The general complaint is not that it takes too many rounds to kill enemies, but rather that enemy movements and certain animations take forever to resolve, meaning a lot of time spent sitting and watching things play out. Animation is pure fluff; if every turn resolved instantaneously, it would affect nothing in terms of game mechanics. The core game has multiple options related to combat speed, they just don't go very high. These are distinct from the difficulty settings.
 

j^aws

Member
Oct 31, 2017
1,569
UK
The general complaint is not that it takes too many rounds to kill enemies, but rather that enemy movements and certain animations take forever to resolve, meaning a lot of time spent sitting and watching things play out. Animation is pure fluff; if every turn resolved instantaneously, it would affect nothing in terms of game mechanics. The core game has multiple options related to combat speed, they just don't go very high. These are distinct from the difficulty settings.
"Forever" is a complete exaggeration. This isn't Dragon Quest or the earlier Wizardry games where 1st-person combat means starring at a flat plane in front of you (albeit having a front and back plane) for judging distances. The battle system has been 3D movements for both enemies and yourself, meaning jostling for positions takes place for strategy and line-of-sight. Expecting enemies to insta-teleport to different positions so that movement time is minimised would look rather silly.
 
Aug 28, 2019
440
"Forever" is a complete exaggeration. This isn't Dragon Quest or the earlier Wizardry games where 1st-person combat means starring at a flat plane in front of you (albeit having a front and back plane) for judging distances. The battle system has been 3D movements for both enemies and yourself, meaning jostling for positions takes place for strategy and line-of-sight. Expecting enemies to insta-teleport to different positions so that movement time is minimised would look rather silly.
Of course it looks silly, and balancing presentation with playability is one of the challenges of bringing that abstract combat system into a fully three-dimensional field while retaining turn-based gameplay. I didn't say that it necessarily should be resolved as fast as computationally possible out of the box; I said that if it was, it wouldn't change the way a battle plays out.

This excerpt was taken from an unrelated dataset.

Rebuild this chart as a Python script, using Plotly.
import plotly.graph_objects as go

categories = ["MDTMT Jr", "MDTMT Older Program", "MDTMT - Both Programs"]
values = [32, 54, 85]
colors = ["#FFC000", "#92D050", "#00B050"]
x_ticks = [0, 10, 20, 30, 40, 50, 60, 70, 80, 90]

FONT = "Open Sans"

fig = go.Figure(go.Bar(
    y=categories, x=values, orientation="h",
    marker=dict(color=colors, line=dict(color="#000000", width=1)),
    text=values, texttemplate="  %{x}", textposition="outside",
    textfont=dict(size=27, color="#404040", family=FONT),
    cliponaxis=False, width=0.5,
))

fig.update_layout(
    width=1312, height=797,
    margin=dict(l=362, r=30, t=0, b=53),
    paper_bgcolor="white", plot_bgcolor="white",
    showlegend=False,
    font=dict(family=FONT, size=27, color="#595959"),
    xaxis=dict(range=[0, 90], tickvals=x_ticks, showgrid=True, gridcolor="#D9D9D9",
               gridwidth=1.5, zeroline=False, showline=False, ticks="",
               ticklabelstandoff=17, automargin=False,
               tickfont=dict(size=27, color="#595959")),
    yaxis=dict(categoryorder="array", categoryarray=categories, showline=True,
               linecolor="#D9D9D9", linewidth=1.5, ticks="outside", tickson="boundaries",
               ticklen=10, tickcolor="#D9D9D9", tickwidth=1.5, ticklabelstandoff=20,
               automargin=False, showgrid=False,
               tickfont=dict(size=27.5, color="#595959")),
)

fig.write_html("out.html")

But you didn't say it mustn't look silly, you said it provided challenge. I don't agree, because we're literally talking about time spent waiting for non-interactive segments to end. Speeding that up is no different than skipping a cutscene, and cutscenes don't provide challenge.
 

j^aws

Member
Oct 31, 2017
1,569
UK
But you didn't say it mustn't look silly, you said it provided challenge. I don't agree, because we're literally talking about time spent waiting for non-interactive segments to end. Speeding that up is no different than skipping a cutscene, and cutscenes don't provide challenge.
Regarding challenge, I'm not referring to what you clarified as movement and animations being slow. I was referring to large mobs and level-scalled enemies being hard to clear. Appropriate builds and parties can destroy them very quickly, which makes overcoming the early hardship satisfying.
 
Aug 28, 2019
440
Regarding challenge, I'm not referring to what you clarified as movement and animations being slow. I was referring to large mobs and level-scalled enemies being hard to clear. Appropriate builds and parties can destroy them very quickly, which makes overcoming the early hardship satisfying.

That's fair enough. I still wasn't sure which of the two you really meant. Personally I find the tuning in Wiz 8's level scaling to be a bit off, and I'm not the biggest fan of level scaling in RPGs in the first place, but it has its pros and cons. I don't have a serious gripe with it in this case, though I have heard of players getting stuck on the road to Arnika because of it.

And of course, large mobs are part and parcel of Wizardry. I mentioned having to fight off 40+ mobs in the Rapax castle upthread. That fight was completely avoidable, had I paid more attention, but it was the most memorable and satisfying (not to mention lucrative) fight of the game for me.